Opinion / Chris Peterson

Leave vote blows the whole EU plan wide open

By CHRIS PETERSON (China Daily) Updated: 2016-06-25 09:51

Leave vote blows the whole EU plan wide open

A worker counts ballots after polling stations closed in the Referendum on the European Union in Islington, London, Britain, June 23, 2016.[Photo/Agencies]

In the end, it was a close-run thing. British voters went to the polls on Thursday in a referendum on whether or not to stay in the 28-member European Union, and by saying "No" blew the whole question of the EU's future wide open.

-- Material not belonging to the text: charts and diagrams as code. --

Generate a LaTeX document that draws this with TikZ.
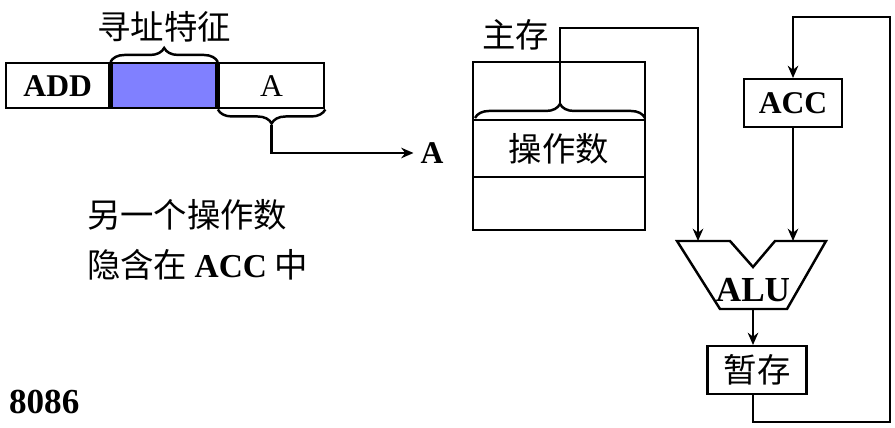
\documentclass[tikz,border=0pt]{standalone}
\usepackage{fontspec}
\setmainfont{Liberation Serif}
\newfontfamily\cjk{Noto Sans CJK SC}
\usetikzlibrary{arrows,arrows.meta,positioning,decorations.pathreplacing}

\begin{document}
\begin{tikzpicture}[
    x=0.02cm, y=-0.02cm,
    line width=1.4pt,
    arr/.style = {-{Stealth[length=7pt,width=6pt]}},
    field/.style = {
      draw,
      minimum height = 0.9cm,
      inner sep = 0pt,
      font = \bfseries\fontsize{18}{18}\selectfont
    },
    reg/.style = {
      draw,
      minimum height = 0.95cm,
      inner sep = 0pt,
      font = \bfseries\fontsize{18}{18}\selectfont
    },
    brace/.style = {
      decorate,
      decoration = {brace, amplitude = 8pt}
    },
    cn/.style = {font = \cjk\fontsize{19}{19}\selectfont}
  ]
  \useasboundingbox (0,0) rectangle (895,428);

  % instruction word
  \node[field, minimum width=2.06cm, anchor=north west] (op) at (5,62) {ADD};
  \node[field, minimum width=2.1cm, fill=blue!50, right=0pt of op] (mode) {};
  \node[field, minimum width=2.1cm, font=\fontsize{18}{18}\selectfont, right=0pt of mode] (addr) {A};

  \draw[brace] (mode.north west) -- node[cn, above=7pt] (modetxt) {寻址特征} (mode.north east);
  \draw[brace] (addr.south east) -- coordinate[below=9pt] (addrtip) (addr.south west);

  \node[font=\bfseries\fontsize{18}{18}\selectfont] (A) at (432,153) {A};
  \draw[arr] (addrtip) |- (A);

  \node[cn, anchor=west] (note1) at (80,215) {另一个操作数};
  \node[cn, anchor=west] (note2) at (80,265) {隐含在 {\rmfamily\bfseries ACC} 中};
  \node[font=\bfseries\fontsize{20}{20}\selectfont, anchor=west] (model) at (2,402) {8086};

  % main memory
  \node[cn, anchor=west] (memtxt) at (475,35) {主存};
  \draw (473,62) rectangle (645,230);
  \draw (473,120) -- (645,120);
  \draw (473,177) -- (645,177);
  \node[cn] (operand) at (559,149) {操作数};
  \draw[brace] (475,118) -- coordinate[above=8pt] (memtip) (645,118);

  % ALU
  \draw (677,241) -- (730,241) -- (753,267) -- (775,241) -- (826,241)
    -- (787,309) -- (720,309) -- cycle;
  \node[font=\bfseries\fontsize{20}{20}\selectfont] (alu) at (753,290) {ALU};
  \coordinate (aluL) at (698,241);
  \coordinate (aluR) at (793,241);
  \coordinate (aluB) at (753,309);

  \node[reg, minimum width=1.96cm] (acc) at (793,103) {ACC};
  \node[reg, minimum width=1.98cm, font=\cjk\fontsize{19}{19}\selectfont] (tmp) at (757,370) {暂存};

  \draw[arr] (memtip) |- (698,28) -- (aluL);
  \draw[arr] (acc) -- (aluR);
  \draw[arr] (aluB) -- (tmp.north -| aluB);
  \draw[arr] (tmp.south -| aluB) |- (890,422) |- (793,17) -- (acc);

\end{tikzpicture}
\end{document}
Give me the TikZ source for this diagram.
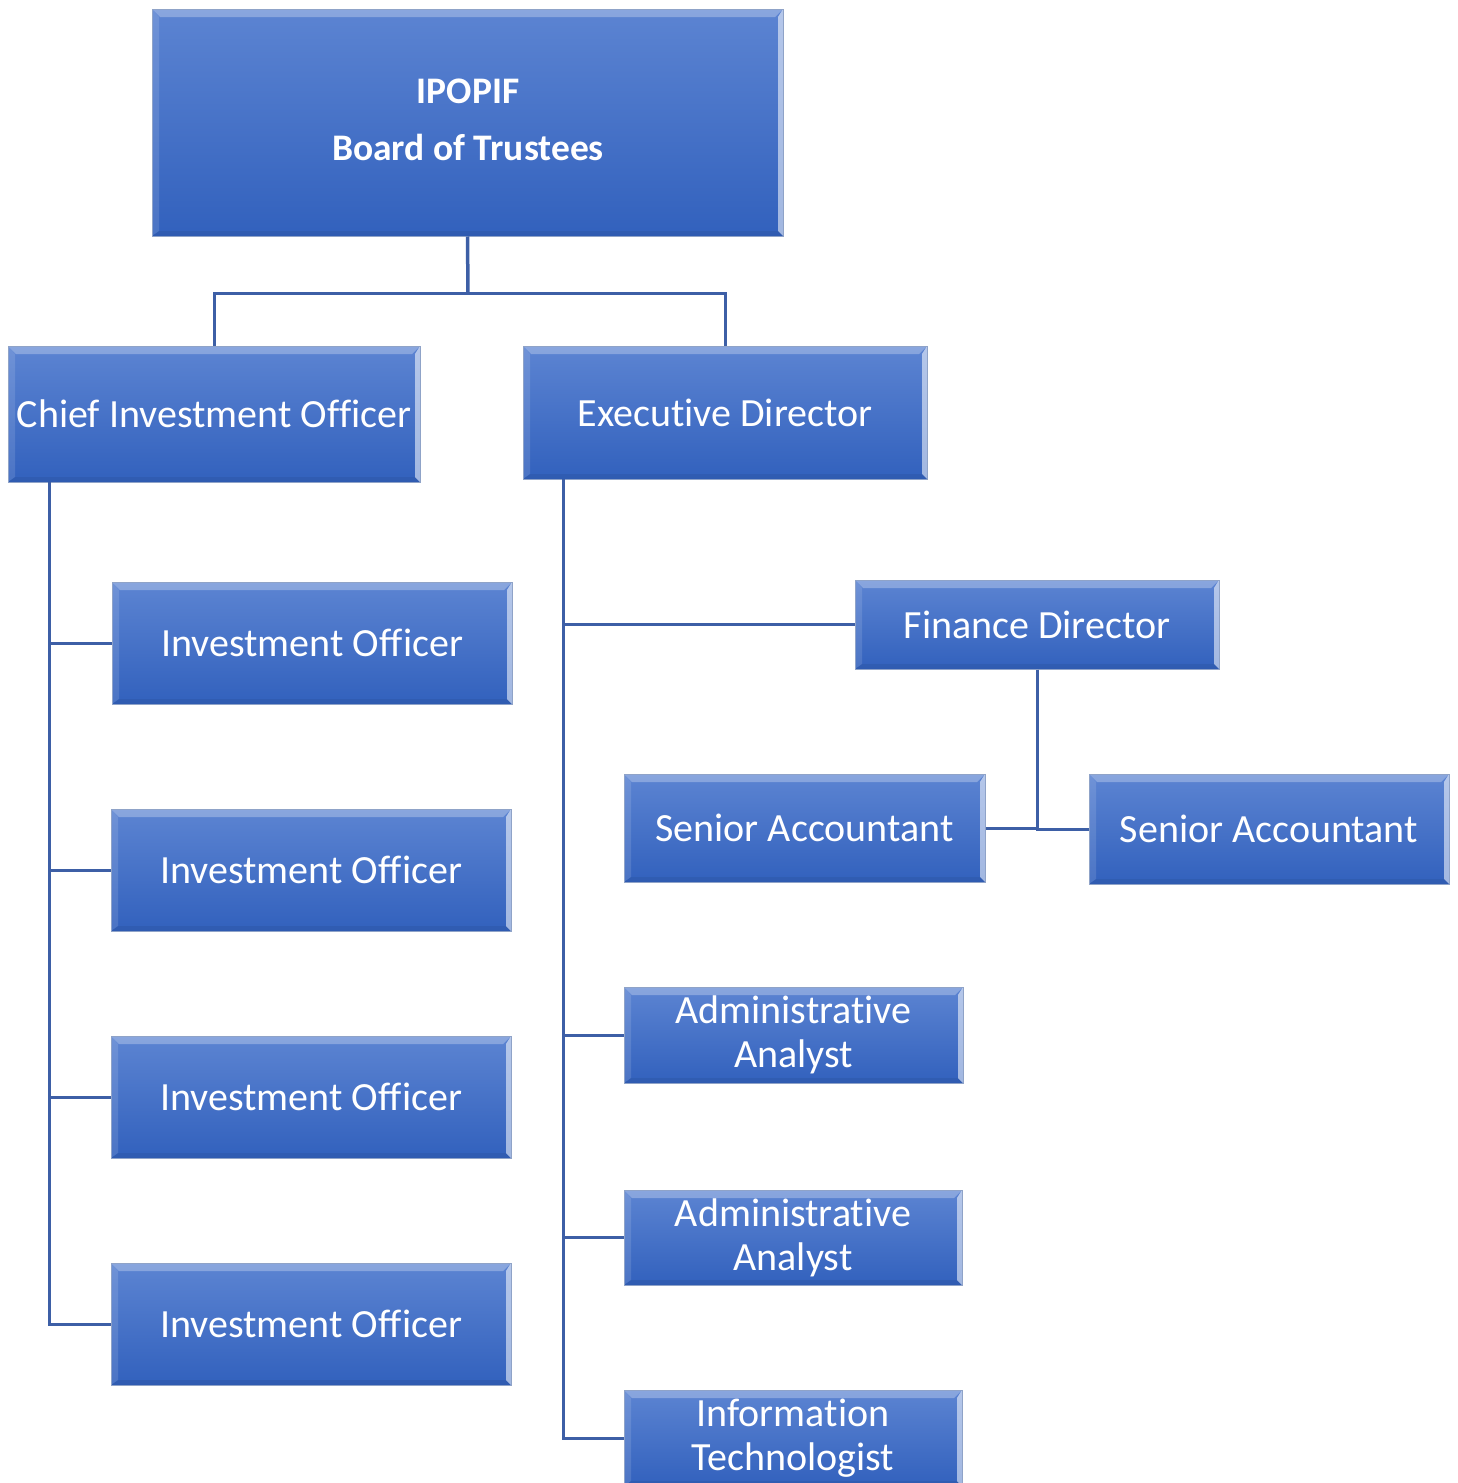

Relying on a mix of calls to patriotism, fear of unlimited immigration and suffocation by what it sees as the EU's red tape and petty rules, the "Leave" campaign, headed by the maverick former mayor of London Boris Johnson, just had the edge.

But once the flag-waving and celebrations die down, Britons are going to be left wondering just what they have let themselves in for.

Partners such as China, with whom the UK is currently enjoying a "golden age", according to Chinese President Xi Jinping and British Prime Minister David Cameron at the end of Xi's state visit to the UK last October, must be wondering what comes next. One estimate currently doing the rounds is that it will take 500 British officials and 10 years to negotiate a fresh trade deal with China. And then there are the Chinese investors who, according to a couple of surveys by real estate companies, were holding off on decisions to buy property in the UK.

Much has been made of the Chinese theory that the UK acts as a sort of bridgehead for the EU-it is an inescapable fact that setting up a business in the UK involves far less red tape than places such as France, Germany or Italy.

So what happens to that theory now? No one knows.

In fact the only thing that is certain is that years of chaos will ensue as the various ties that have bound the UK to the EU are painstakingly untied.

But that's not all. The can of worms that Cameron opened with what many are now calling a singular lack of political judgment contains another nasty surprise.

Scotland, which voted mainly in favor of remaining in the EU, is now expected to clamor ever more loudly for another referendum on independence. Those in favor of independence took 44.7 percent to the "Remain" camp that took 55.3 percent in a Scottish plebiscite. It may have caused a resurgence of the Scottish Nationalist Party, which holds an overwhelming majority in Scotland's devolved national assembly.

The SNP's argument goes that as it wants overwhelmingly to remain in the EU, therefore it should be allowed to go its own way. In other words the UK's hapless prime minister has managed, with his decision to hold the EU referendum, to raise divisive voices in the country, threaten the future of the EU, divide his own party, as well as usher in months of uncertainty.

The author is managing editor, Europe, for China Daily.